Set task:
From the listing that follows, output everything exactly except the pictures.
________
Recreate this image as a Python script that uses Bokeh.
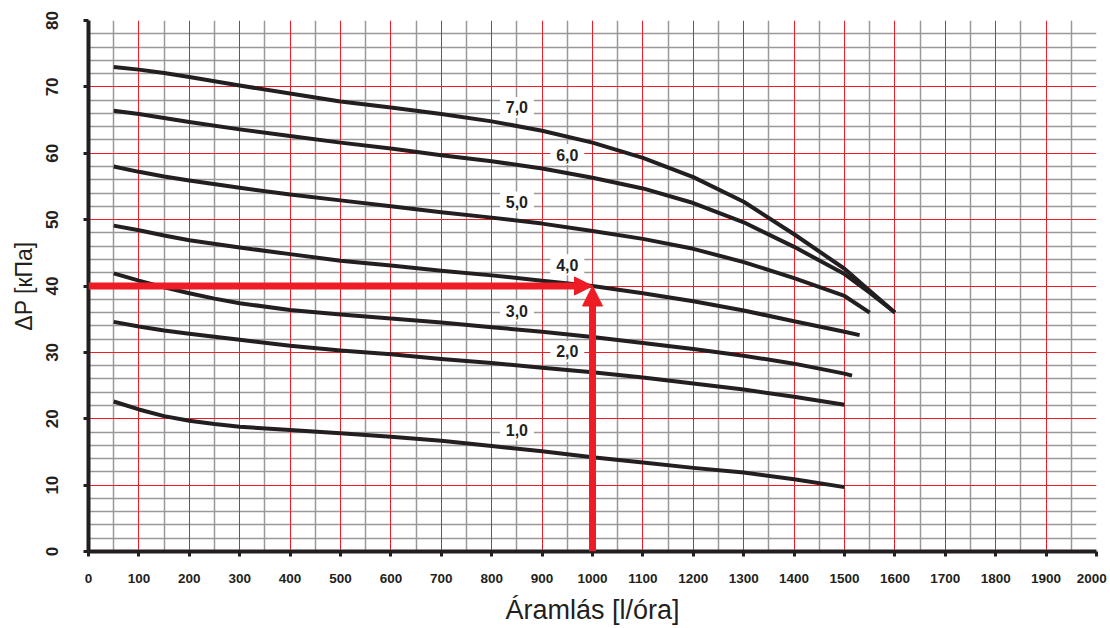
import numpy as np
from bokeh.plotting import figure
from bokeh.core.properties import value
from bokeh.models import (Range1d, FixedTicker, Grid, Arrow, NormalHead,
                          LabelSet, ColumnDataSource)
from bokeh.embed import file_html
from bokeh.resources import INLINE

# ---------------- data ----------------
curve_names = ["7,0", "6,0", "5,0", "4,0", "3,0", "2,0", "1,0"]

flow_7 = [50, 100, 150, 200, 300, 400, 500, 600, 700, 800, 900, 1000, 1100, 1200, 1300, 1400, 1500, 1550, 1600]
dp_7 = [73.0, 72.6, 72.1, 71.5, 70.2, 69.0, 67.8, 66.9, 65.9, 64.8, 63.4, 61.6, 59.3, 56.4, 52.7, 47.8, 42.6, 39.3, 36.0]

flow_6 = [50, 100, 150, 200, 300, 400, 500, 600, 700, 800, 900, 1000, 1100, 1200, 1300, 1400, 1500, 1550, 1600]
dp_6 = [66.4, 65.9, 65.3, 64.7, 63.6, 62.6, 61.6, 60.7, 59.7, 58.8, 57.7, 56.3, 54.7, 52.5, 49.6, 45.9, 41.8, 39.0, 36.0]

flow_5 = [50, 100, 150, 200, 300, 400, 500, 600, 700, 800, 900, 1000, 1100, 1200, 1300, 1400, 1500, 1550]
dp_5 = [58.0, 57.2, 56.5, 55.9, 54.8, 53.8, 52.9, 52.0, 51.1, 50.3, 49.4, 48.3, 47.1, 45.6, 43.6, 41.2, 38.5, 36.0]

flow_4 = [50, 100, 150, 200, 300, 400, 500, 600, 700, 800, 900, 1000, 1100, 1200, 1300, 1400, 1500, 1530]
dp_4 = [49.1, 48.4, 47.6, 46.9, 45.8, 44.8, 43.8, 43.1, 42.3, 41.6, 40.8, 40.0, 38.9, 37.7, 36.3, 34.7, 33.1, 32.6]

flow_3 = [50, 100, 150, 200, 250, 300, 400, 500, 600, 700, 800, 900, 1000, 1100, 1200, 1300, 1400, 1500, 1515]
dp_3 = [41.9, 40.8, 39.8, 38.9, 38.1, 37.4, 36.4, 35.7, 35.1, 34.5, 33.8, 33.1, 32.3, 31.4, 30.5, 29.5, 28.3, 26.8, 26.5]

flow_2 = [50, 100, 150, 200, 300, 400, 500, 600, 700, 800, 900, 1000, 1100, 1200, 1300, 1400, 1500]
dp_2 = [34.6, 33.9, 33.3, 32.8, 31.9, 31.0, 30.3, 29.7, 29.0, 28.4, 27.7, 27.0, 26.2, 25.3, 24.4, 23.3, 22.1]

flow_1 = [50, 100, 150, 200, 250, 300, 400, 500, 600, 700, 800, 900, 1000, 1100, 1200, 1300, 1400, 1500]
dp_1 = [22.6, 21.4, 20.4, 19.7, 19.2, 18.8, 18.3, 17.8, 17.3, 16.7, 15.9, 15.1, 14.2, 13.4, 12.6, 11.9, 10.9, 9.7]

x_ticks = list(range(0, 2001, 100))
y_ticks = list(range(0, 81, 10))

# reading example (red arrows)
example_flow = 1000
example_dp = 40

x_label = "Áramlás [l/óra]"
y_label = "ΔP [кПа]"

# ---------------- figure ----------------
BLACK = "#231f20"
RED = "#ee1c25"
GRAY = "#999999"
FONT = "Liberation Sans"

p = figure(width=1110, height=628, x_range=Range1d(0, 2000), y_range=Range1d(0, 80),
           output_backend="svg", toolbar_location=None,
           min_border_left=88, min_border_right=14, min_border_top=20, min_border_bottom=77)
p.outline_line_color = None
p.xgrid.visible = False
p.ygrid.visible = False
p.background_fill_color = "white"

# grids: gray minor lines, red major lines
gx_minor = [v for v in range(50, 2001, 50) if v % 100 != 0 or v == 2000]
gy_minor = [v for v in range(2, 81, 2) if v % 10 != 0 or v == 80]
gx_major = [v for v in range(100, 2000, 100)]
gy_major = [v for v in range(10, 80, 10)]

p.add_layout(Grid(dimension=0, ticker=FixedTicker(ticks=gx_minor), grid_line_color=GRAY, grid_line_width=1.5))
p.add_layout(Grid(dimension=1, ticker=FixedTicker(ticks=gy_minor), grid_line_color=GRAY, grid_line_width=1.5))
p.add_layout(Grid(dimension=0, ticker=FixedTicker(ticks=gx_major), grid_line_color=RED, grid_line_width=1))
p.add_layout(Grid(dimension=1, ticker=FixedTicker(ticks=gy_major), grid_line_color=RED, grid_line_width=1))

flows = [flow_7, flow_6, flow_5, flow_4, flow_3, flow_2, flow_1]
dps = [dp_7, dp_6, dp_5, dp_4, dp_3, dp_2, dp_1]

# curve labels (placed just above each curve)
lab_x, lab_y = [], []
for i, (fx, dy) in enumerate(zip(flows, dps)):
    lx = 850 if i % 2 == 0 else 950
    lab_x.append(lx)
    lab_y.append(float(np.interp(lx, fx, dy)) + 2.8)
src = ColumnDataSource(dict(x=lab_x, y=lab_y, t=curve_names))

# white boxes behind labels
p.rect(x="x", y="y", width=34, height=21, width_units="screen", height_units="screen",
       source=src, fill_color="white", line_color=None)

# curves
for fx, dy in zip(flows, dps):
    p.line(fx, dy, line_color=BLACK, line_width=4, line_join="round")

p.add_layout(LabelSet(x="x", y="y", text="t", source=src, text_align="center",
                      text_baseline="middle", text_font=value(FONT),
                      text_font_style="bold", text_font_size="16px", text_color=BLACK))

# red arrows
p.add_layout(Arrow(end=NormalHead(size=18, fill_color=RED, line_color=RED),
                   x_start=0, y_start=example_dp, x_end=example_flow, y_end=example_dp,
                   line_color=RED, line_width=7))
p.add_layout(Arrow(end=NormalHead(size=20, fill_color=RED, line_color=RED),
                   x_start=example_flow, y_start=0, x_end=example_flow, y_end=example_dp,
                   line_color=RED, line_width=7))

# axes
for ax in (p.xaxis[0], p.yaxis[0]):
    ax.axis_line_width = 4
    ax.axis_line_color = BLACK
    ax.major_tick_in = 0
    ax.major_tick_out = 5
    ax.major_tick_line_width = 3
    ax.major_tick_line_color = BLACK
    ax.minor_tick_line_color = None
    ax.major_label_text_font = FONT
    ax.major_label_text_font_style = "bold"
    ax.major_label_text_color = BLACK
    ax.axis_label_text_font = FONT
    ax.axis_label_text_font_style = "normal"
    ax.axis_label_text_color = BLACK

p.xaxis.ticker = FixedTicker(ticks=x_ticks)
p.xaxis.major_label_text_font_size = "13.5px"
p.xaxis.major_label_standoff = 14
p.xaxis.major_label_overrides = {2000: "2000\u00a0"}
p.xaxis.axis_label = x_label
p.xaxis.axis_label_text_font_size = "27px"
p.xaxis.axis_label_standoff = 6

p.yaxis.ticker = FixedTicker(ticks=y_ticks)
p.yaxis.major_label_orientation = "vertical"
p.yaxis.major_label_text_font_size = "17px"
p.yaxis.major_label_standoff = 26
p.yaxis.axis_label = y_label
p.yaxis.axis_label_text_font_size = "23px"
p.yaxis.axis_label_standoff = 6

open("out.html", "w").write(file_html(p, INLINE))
________
The result:
Recreate this image as a Python script that uses Bokeh.
import numpy as np
from bokeh.plotting import figure
from bokeh.core.properties import value
from bokeh.models import (Range1d, FixedTicker, Grid, Arrow, NormalHead,
                          LabelSet, ColumnDataSource)
from bokeh.embed import file_html
from bokeh.resources import INLINE

# ---------------- data ----------------
curve_names = ["7,0", "6,0", "5,0", "4,0", "3,0", "2,0", "1,0"]

flow_7 = [50, 100, 150, 200, 300, 400, 500, 600, 700, 800, 900, 1000, 1100, 1200, 1300, 1400, 1500, 1550, 1600]
dp_7 = [73.0, 72.6, 72.1, 71.5, 70.2, 69.0, 67.8, 66.9, 65.9, 64.8, 63.4, 61.6, 59.3, 56.4, 52.7, 47.8, 42.6, 39.3, 36.0]

flow_6 = [50, 100, 150, 200, 300, 400, 500, 600, 700, 800, 900, 1000, 1100, 1200, 1300, 1400, 1500, 1550, 1600]
dp_6 = [66.4, 65.9, 65.3, 64.7, 63.6, 62.6, 61.6, 60.7, 59.7, 58.8, 57.7, 56.3, 54.7, 52.5, 49.6, 45.9, 41.8, 39.0, 36.0]

flow_5 = [50, 100, 150, 200, 300, 400, 500, 600, 700, 800, 900, 1000, 1100, 1200, 1300, 1400, 1500, 1550]
dp_5 = [58.0, 57.2, 56.5, 55.9, 54.8, 53.8, 52.9, 52.0, 51.1, 50.3, 49.4, 48.3, 47.1, 45.6, 43.6, 41.2, 38.5, 36.0]

flow_4 = [50, 100, 150, 200, 300, 400, 500, 600, 700, 800, 900, 1000, 1100, 1200, 1300, 1400, 1500, 1530]
dp_4 = [49.1, 48.4, 47.6, 46.9, 45.8, 44.8, 43.8, 43.1, 42.3, 41.6, 40.8, 40.0, 38.9, 37.7, 36.3, 34.7, 33.1, 32.6]

flow_3 = [50, 100, 150, 200, 250, 300, 400, 500, 600, 700, 800, 900, 1000, 1100, 1200, 1300, 1400, 1500, 1515]
dp_3 = [41.9, 40.8, 39.8, 38.9, 38.1, 37.4, 36.4, 35.7, 35.1, 34.5, 33.8, 33.1, 32.3, 31.4, 30.5, 29.5, 28.3, 26.8, 26.5]

flow_2 = [50, 100, 150, 200, 300, 400, 500, 600, 700, 800, 900, 1000, 1100, 1200, 1300, 1400, 1500]
dp_2 = [34.6, 33.9, 33.3, 32.8, 31.9, 31.0, 30.3, 29.7, 29.0, 28.4, 27.7, 27.0, 26.2, 25.3, 24.4, 23.3, 22.1]

flow_1 = [50, 100, 150, 200, 250, 300, 400, 500, 600, 700, 800, 900, 1000, 1100, 1200, 1300, 1400, 1500]
dp_1 = [22.6, 21.4, 20.4, 19.7, 19.2, 18.8, 18.3, 17.8, 17.3, 16.7, 15.9, 15.1, 14.2, 13.4, 12.6, 11.9, 10.9, 9.7]

x_ticks = list(range(0, 2001, 100))
y_ticks = list(range(0, 81, 10))

# reading example (red arrows)
example_flow = 1000
example_dp = 40

x_label = "Áramlás [l/óra]"
y_label = "ΔP [кПа]"

# ---------------- figure ----------------
BLACK = "#231f20"
RED = "#ee1c25"
GRAY = "#999999"
FONT = "Liberation Sans"

p = figure(width=1110, height=628, x_range=Range1d(0, 2000), y_range=Range1d(0, 80),
           output_backend="svg", toolbar_location=None,
           min_border_left=88, min_border_right=14, min_border_top=20, min_border_bottom=77)
p.outline_line_color = None
p.xgrid.visible = False
p.ygrid.visible = False
p.background_fill_color = "white"

# grids: gray minor lines, red major lines
gx_minor = [v for v in range(50, 2001, 50) if v % 100 != 0 or v == 2000]
gy_minor = [v for v in range(2, 81, 2) if v % 10 != 0 or v == 80]
gx_major = [v for v in range(100, 2000, 100)]
gy_major = [v for v in range(10, 80, 10)]

p.add_layout(Grid(dimension=0, ticker=FixedTicker(ticks=gx_minor), grid_line_color=GRAY, grid_line_width=1.5))
p.add_layout(Grid(dimension=1, ticker=FixedTicker(ticks=gy_minor), grid_line_color=GRAY, grid_line_width=1.5))
p.add_layout(Grid(dimension=0, ticker=FixedTicker(ticks=gx_major), grid_line_color=RED, grid_line_width=1))
p.add_layout(Grid(dimension=1, ticker=FixedTicker(ticks=gy_major), grid_line_color=RED, grid_line_width=1))

flows = [flow_7, flow_6, flow_5, flow_4, flow_3, flow_2, flow_1]
dps = [dp_7, dp_6, dp_5, dp_4, dp_3, dp_2, dp_1]

# curve labels (placed just above each curve)
lab_x, lab_y = [], []
for i, (fx, dy) in enumerate(zip(flows, dps)):
    lx = 850 if i % 2 == 0 else 950
    lab_x.append(lx)
    lab_y.append(float(np.interp(lx, fx, dy)) + 2.8)
src = ColumnDataSource(dict(x=lab_x, y=lab_y, t=curve_names))

# white boxes behind labels
p.rect(x="x", y="y", width=34, height=21, width_units="screen", height_units="screen",
       source=src, fill_color="white", line_color=None)

# curves
for fx, dy in zip(flows, dps):
    p.line(fx, dy, line_color=BLACK, line_width=4, line_join="round")

p.add_layout(LabelSet(x="x", y="y", text="t", source=src, text_align="center",
                      text_baseline="middle", text_font=value(FONT),
                      text_font_style="bold", text_font_size="16px", text_color=BLACK))

# red arrows
p.add_layout(Arrow(end=NormalHead(size=18, fill_color=RED, line_color=RED),
                   x_start=0, y_start=example_dp, x_end=example_flow, y_end=example_dp,
                   line_color=RED, line_width=7))
p.add_layout(Arrow(end=NormalHead(size=20, fill_color=RED, line_color=RED),
                   x_start=example_flow, y_start=0, x_end=example_flow, y_end=example_dp,
                   line_color=RED, line_width=7))

# axes
for ax in (p.xaxis[0], p.yaxis[0]):
    ax.axis_line_width = 4
    ax.axis_line_color = BLACK
    ax.major_tick_in = 0
    ax.major_tick_out = 5
    ax.major_tick_line_width = 3
    ax.major_tick_line_color = BLACK
    ax.minor_tick_line_color = None
    ax.major_label_text_font = FONT
    ax.major_label_text_font_style = "bold"
    ax.major_label_text_color = BLACK
    ax.axis_label_text_font = FONT
    ax.axis_label_text_font_style = "normal"
    ax.axis_label_text_color = BLACK

p.xaxis.ticker = FixedTicker(ticks=x_ticks)
p.xaxis.major_label_text_font_size = "13.5px"
p.xaxis.major_label_standoff = 14
p.xaxis.major_label_overrides = {2000: "2000\u00a0"}
p.xaxis.axis_label = x_label
p.xaxis.axis_label_text_font_size = "27px"
p.xaxis.axis_label_standoff = 6

p.yaxis.ticker = FixedTicker(ticks=y_ticks)
p.yaxis.major_label_orientation = "vertical"
p.yaxis.major_label_text_font_size = "17px"
p.yaxis.major_label_standoff = 26
p.yaxis.axis_label = y_label
p.yaxis.axis_label_text_font_size = "23px"
p.yaxis.axis_label_standoff = 6

open("out.html", "w").write(file_html(p, INLINE))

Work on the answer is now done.